High temperatures were expected to continue across much of Europe through the end of the week; watch RTE grid notices and EDF statements for new output limits or unplanned outages. Also monitor hydrological reports for river intake temperatures and reservoir levels and Ember Energy or operator bulletins for rolling tallies of forced outages and gigawatts lost to heat.

Key events tied to the European heat wave and power outages
  1. June 22, 2026
    Golfech unit two shutdown

    Unit two at the Golfech nuclear plant shut down at about 11:45 p.m. when the Garonne River used for cooling became too warm; EDF called it a "precautionary measure."

  2. June 23, 2026
    Hottest day on record in France

    France saw its hottest day since record-keeping began in 1947, with temperatures climbing to over 44 °C.

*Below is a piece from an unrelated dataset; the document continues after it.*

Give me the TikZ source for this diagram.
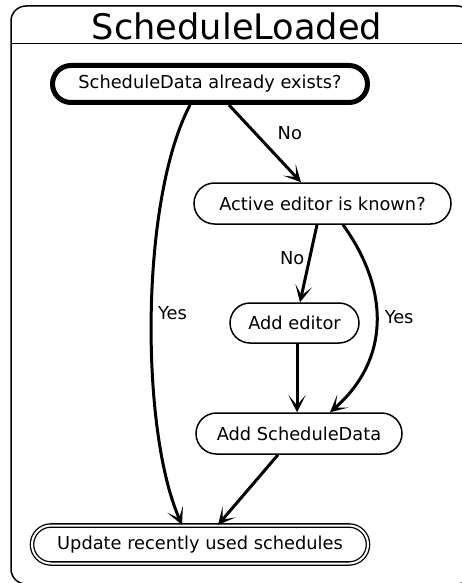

  3. First five months of 2025
    Hydropower falls

    High temperatures and low water cut hydropower supplies in Europe by 13% year-on-year.

  4. July 2025
    Prior nuclear losses

    Ember Energy data show at least seven gigawatts of nuclear capacity were forced offline across France during a heat wave.

  5. June 2026 (week of story)
    UK gas output reductions

    Five gas plants across the UK reported reductions that together cut about 2.5 gigawatts from the power supply.